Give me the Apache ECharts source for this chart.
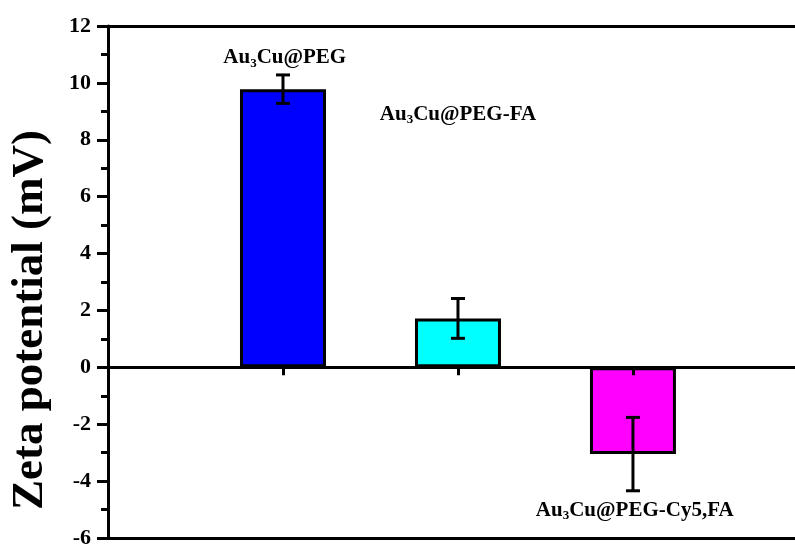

...

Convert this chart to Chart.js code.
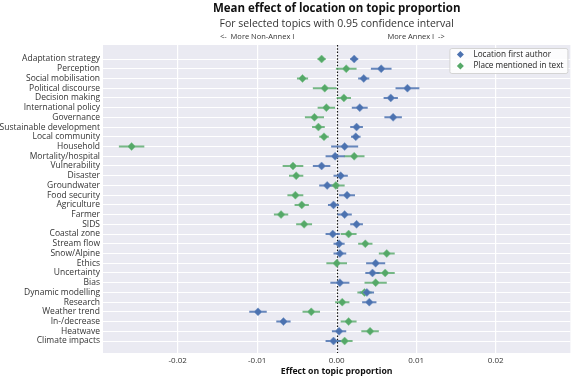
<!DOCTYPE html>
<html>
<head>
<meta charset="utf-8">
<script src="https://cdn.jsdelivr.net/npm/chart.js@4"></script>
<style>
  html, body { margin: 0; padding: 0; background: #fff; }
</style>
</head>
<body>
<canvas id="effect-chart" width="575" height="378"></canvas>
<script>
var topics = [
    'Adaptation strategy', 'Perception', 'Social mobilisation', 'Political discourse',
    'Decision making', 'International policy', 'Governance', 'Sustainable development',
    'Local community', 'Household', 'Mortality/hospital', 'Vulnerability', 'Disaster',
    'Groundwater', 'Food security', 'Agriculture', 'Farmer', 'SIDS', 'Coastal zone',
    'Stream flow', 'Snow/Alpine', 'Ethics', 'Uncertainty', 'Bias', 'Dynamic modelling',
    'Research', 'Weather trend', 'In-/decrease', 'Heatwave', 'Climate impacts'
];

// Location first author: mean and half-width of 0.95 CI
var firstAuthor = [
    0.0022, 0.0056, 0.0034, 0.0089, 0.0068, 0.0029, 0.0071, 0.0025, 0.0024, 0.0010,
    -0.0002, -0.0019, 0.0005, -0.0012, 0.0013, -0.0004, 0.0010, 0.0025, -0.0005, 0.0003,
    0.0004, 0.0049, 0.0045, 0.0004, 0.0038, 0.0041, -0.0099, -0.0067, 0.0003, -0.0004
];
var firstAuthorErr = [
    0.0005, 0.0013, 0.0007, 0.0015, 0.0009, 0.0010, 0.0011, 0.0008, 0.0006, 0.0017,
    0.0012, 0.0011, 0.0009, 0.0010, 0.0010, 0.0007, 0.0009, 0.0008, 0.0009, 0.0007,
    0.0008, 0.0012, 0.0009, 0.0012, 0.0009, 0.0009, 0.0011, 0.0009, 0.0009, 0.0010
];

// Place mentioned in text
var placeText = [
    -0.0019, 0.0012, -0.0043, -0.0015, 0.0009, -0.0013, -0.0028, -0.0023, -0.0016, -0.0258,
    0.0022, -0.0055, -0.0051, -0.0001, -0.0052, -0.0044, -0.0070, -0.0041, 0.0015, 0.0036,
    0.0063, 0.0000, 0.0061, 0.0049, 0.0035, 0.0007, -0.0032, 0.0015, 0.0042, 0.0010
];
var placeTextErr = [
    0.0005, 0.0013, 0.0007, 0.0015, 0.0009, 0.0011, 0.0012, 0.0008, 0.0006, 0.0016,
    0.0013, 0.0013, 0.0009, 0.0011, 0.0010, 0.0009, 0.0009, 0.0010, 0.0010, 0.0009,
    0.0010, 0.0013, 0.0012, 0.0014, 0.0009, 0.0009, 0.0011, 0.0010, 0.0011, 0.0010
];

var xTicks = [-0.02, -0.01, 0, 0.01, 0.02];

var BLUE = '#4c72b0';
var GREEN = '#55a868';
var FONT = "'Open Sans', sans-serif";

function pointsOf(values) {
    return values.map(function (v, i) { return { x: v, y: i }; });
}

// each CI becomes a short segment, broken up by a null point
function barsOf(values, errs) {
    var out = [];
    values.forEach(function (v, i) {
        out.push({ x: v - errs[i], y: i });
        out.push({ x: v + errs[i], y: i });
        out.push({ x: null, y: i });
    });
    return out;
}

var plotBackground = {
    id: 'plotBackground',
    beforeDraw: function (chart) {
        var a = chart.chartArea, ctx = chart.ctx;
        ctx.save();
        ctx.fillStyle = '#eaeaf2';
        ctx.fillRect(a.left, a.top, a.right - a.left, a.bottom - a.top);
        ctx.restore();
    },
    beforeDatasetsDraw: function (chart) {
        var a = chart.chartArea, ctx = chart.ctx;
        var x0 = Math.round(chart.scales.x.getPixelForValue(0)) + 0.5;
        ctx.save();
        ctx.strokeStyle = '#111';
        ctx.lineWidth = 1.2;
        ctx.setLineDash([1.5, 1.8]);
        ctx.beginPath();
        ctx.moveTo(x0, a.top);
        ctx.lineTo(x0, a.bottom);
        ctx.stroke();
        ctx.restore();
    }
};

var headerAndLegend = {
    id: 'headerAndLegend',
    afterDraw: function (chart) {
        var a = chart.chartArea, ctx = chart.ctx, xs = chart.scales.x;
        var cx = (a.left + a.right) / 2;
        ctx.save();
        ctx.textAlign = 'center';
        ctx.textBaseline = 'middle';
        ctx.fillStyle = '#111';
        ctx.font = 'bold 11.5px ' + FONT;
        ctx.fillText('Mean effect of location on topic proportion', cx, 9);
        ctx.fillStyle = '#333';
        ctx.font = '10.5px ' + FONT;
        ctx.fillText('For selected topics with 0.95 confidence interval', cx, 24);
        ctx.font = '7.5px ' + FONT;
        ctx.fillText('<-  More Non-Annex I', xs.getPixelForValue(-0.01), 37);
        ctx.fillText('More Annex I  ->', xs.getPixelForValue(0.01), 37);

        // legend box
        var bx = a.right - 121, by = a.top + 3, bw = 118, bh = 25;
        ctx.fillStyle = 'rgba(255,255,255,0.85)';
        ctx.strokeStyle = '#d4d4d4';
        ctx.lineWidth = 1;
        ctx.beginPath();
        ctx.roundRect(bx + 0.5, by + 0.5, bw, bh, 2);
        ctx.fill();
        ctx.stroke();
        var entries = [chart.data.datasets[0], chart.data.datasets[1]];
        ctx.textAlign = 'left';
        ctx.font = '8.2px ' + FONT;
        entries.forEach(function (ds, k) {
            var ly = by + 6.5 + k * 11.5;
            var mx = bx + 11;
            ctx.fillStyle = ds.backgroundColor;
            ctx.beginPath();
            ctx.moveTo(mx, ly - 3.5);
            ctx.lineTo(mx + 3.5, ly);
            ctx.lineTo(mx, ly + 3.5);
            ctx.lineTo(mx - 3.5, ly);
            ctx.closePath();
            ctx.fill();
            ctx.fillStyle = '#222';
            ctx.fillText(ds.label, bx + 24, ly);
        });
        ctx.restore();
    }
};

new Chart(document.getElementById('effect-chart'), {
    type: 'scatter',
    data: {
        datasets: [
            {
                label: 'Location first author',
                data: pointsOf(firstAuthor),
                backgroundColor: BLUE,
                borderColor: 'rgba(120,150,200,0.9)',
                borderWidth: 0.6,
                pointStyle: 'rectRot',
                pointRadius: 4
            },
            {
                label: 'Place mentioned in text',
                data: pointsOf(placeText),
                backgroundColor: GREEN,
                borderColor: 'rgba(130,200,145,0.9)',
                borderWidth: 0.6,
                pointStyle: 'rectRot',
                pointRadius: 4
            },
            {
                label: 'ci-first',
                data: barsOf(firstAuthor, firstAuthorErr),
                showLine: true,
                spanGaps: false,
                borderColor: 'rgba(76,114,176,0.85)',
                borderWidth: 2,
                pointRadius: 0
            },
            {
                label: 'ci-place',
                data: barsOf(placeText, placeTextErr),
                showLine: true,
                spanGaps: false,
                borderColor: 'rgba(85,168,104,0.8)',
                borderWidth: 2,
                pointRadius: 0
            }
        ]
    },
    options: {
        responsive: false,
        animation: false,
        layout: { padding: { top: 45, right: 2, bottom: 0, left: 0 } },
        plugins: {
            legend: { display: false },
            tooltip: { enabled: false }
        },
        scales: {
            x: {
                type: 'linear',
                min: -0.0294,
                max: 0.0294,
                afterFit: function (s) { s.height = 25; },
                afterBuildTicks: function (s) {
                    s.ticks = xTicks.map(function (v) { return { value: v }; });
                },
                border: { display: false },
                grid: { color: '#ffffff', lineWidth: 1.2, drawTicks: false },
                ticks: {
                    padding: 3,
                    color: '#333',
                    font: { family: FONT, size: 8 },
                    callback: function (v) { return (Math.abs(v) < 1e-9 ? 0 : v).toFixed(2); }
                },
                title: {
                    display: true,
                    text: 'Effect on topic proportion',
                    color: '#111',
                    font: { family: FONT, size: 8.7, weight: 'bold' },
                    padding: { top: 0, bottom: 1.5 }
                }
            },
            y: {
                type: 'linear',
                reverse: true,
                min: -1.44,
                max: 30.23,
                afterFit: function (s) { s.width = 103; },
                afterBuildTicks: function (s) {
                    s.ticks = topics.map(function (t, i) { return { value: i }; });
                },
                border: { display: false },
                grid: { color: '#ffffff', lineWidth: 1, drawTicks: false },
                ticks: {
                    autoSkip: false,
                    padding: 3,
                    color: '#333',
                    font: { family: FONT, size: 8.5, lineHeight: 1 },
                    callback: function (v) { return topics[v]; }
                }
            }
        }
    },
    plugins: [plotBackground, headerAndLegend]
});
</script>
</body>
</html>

---

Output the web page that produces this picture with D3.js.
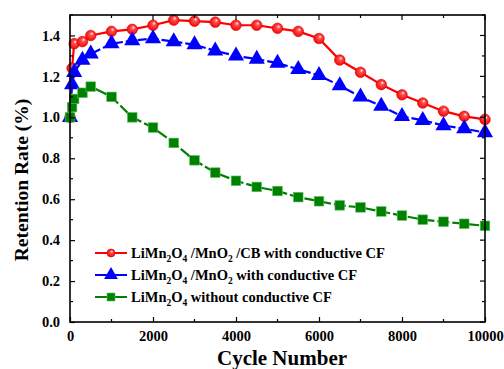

Prompt: Look over the material above and show each line where "this" appears.

Solution:
Give me the Apache ECharts source for this chart.
Convert this chart to Chart.js code.
Output the web page that produces this picture with D3.js.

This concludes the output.